Re: Kathleen Kennedy to step down from Lucasfilm?
Ripley > Rey
Ripley went from Persnickety 2nd Lieutenant to Flamethrower-wielding-xeno-killing-badass. By comparison, Rey would be a xeno killing badass with no explanation of how she got to that point. Just because. Your expectations have been subverted! And before you say it, yes I'm aware of all the gender fluidity in the Alien movies. But you know what? I frankly don't give a ****. They are well written movies for the most part, save a couple of the later ones. Suspense and horror well done for the time it existed in. Even today, few things stand up to just how... terrifying the Xenos really are. How helpless as humans we are when pitted against them.
Older movies are just better written. I can't put my finger on it, but I feel this is where most modern movies fail hard. Their writing is sucks... it's like they have absolutely no idea how to write a progressing story arc.
As somebody who writes movies for a living I'll pretend to be offended and point out a few things.
One, this is preposterous. Look at anything A24 puts out. Look at genre benders like Get Out, Moonlight, or even Logan. To make the generalization that anything "new" sucks is preposterous.

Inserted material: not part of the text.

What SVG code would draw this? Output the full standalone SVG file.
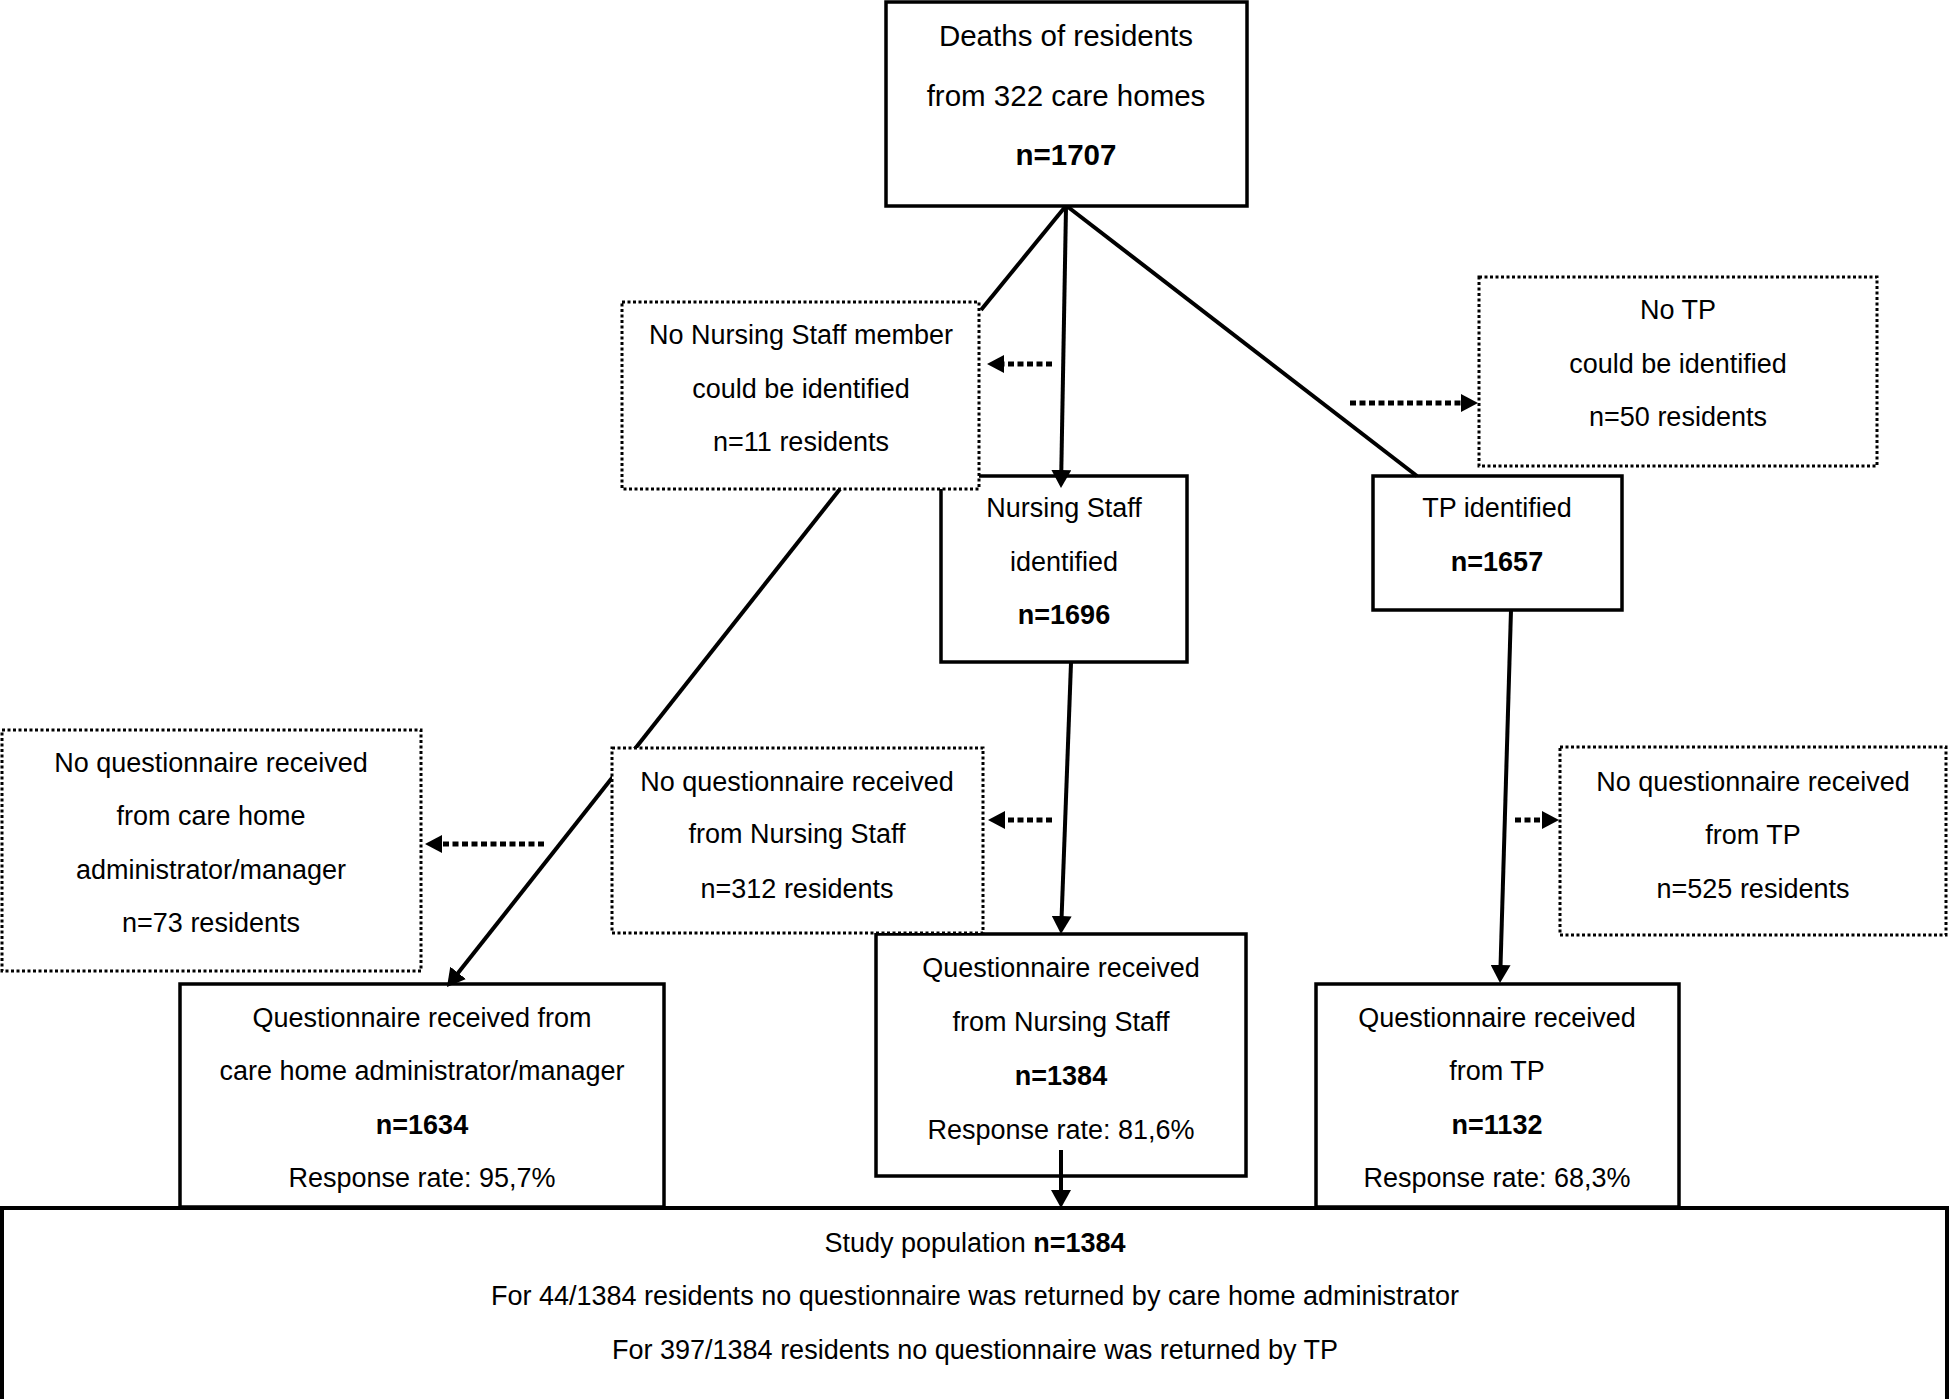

Two, look at these films and you'll see something they have in common: minimal studio interference. Studios have stopped making low to mid budget films. In a post digital filmmaking world the sea of smaller production companies cover this space and turn to the studios for distribution. Or sometimes, magically, like with Logan, Deadpool, or Blade Runner 2049, the studio actually trusts the director and is hands off. But for the most part, studios these days stick to their franchises as only they can afford them and the security of a promised pre-existing audience hardwired to the IP. Because they have so much riding on it, the studio will micromanage it, exhaust a chain of writers with changes driven by market research, test audiences, and rando notes from execs who wish they were creative, but aren't.
Three, ironically, this model is in a lot of ways the fault of Star Wars. The high-concept summer blockbuster made-for-everyone movie is the only true genre studios love. After Jaws and Star Wars invented the blockbuster we had an amazing run through the 80s where concept was king. If the 70 pre-Star Wars gave us the new generation of filmmakers that challenged the rules, the 80s was when scripts were allowed to go nuts. After 30 years though, as I said above, studios are more conservative and less likely to take chances when there are so many outlets producing films with much less overhead. The IP driven high concept for-everyone film is still king, it just changes shape every now and then. Obviously, it's superhero films now. But the scope of these films, how they are written, and what the studios want them to do is 100% 40 years of trying to recapture Star Wars magic.
When everything is punched into a formula and planned to engineer an exact type of film, creativity suffers. There is no shortage of well-written scripts in Hollywood, or original ones, but those are not safe bets for a studio. ESPECIALLY if we're talking about a huge IP like Star Wars. They aren't going to break form. Marvel is no different, most of their movies are the same structure-- but they cast so brlliantly you're happy to watch their characters do the sane stuff over and over.l
Finally, general audiences are just to blame as anyone else. If there's a drug dealer in your neighborhood some people will blame their presence gor whatever the junkies may do. Others will say the junkies wouldn't be hooked if it wasn't for the dealers. Supply and demand is symbiotic. The one thing that the portion of fandom that dislikes TLJ is doing right, is bycotting with their money. Disney doesn't care about angry fan videos on youtube, or man babies destroying their action figures. They don't even care if Solo bombed. But if IX bombs, and the TV show flops, and whatever comes next also fails to perform, they'll care. I still don't think angry fans out number general ausoences, but we'll see. Point is, to say Hollywood is lacking in quality writers is a over-generalization, as well as a myopic understanding of how the business works.